The sculptures are in fulfillment of the Public Art Requirement for the project that Pasadena Gateway, LLC, a division of Dallas-based Trammell Crow, Inc., is developing.
Rochelle Branch, manager, Cultural Affairs Division, Department of Planning and Community Development, is recommending approval of the selected artists, Ball-Nogues Studio in Los Angeles and Seattle-based artist Val Britton, along with their proposed artworks.
Branch’s staff report for the commission revealed that Ball-Nogues will build a tensioned metal membrane suspended sculptural installation, and Britton will mount a painted, layered metal-mounted sculpture.
The report said the selected artists are “of the highest artistic merit, sensitive to the City’s cultural diversity, and can contribute to the characteristics and unique expressions of Pasadena’s values.”
Their proposed art concepts also “encourage local artistic endeavors, public dialogue and interaction with art in public places,” the report said.
Branch added the concepts resulted from the artists’ research on the curatorial approach, the site’s history, its intended future uses, specific development goals.

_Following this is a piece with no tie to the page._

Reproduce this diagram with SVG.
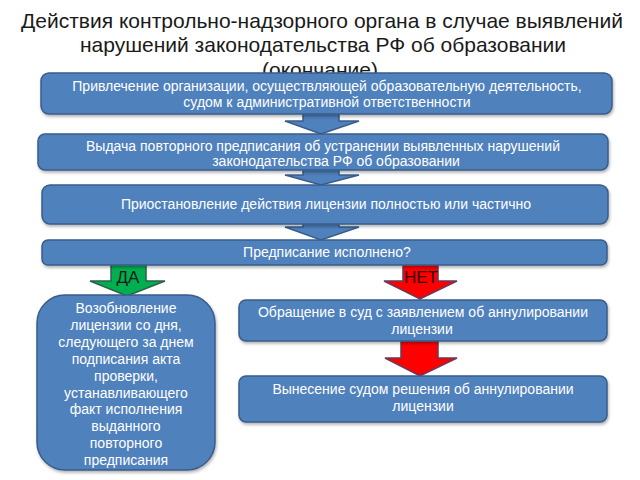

To survey the historical elements remaining on the property, the developer engaged Pasadena Heritage and conservationist Jenna Snow.
That effort led to the identification of four on-site objects that needed preservation, or integration into the new development: a variable atmospheric tank, a torpedo monument, an old flagpole, and an anchor seal.
After discussions regarding Pasadena Gateway’s intention to preserve and integrate the historic elements into the new construction, a specific site for the artworks was finalized, and the selection process for the artists started.
Branch’s report showed that Now Art, the City’s public art consultant, reviewed about fifty artists in a multi-tiered selection process until Ball-Nogues and Britton were finally selected.
The Arts and Culture Commission’s meeting Wednesday begins at 5:30 p.m. at the Hale Building at 175 North Garfield Avenue.